The :: and CAST() syntaxes can also be used to specify run-time type conversions of arbitrary expressions, as discussed in Type Conversions.

The CAST() syntax conforms to SQL. The type 'string' syntax is a generalization of the standard: SQL specifies this syntax only for a few data types, but Hyper allows it for all types (as does PostgreSQL). The syntax with :: is historical PostgreSQL usage, which Hyper implements for compatibility reasons.

The string constant can be written using either regular SQL notation or dollar-quoting.

Operators

An operator name is a sequence of characters from the following list:

+ - * / < > = ~ ! @ # % ^ & | ` ?

-- and /* cannot appear anywhere in an operator name, since they will be taken as the start of a comment.

Special Characters

Some characters that are not alphanumeric have a special meaning that is different from being an operator. Details on the usage can be found at the location where the respective syntax element is described. This section only exists to advise the existence and summarize the purposes of these characters.

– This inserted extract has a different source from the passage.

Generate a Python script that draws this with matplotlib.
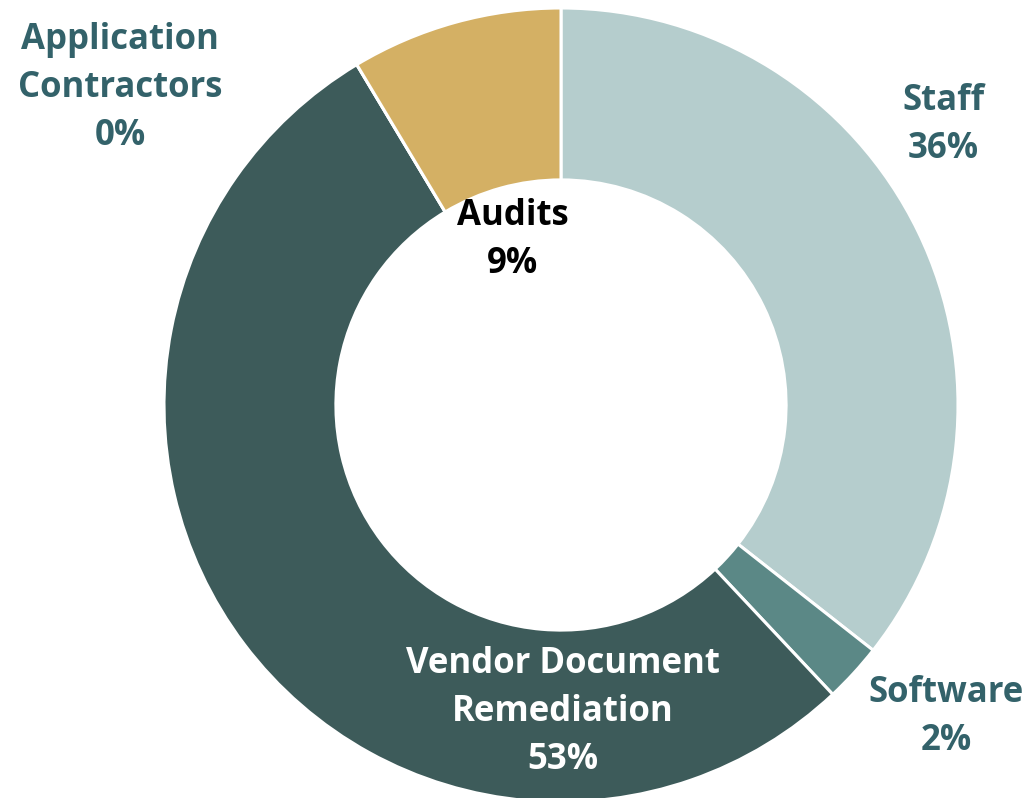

  • A dollar sign ($) followed by digits is used to represent a positional parameter in the body of a function definition or a prepared statement. In other contexts the dollar sign can be part of an identifier or a dollar-quoted string constant.
  • Parentheses (()) have their usual meaning to group expressions and enforce precedence. In some cases parentheses are required as part of the fixed syntax of a particular SQL command.
  • Commas (,) are used in some syntactical constructs to separate the elements of a list.
  • The asterisk (*) is used in some contexts to denote all the fields of a table row or composite value. It also has a special meaning when used as the argument of an aggregate function, namely that the aggregate does not require any explicit parameter.
  • The period (.) is used in numeric constants, and to separate schema, table, and column names.

Comments

A comment is a sequence of characters beginning with double dashes and extending to the end of the line, e.g.:

-- This is a standard SQL comment

A comment is removed from the input stream before further syntax analysis and is effectively replaced by whitespace.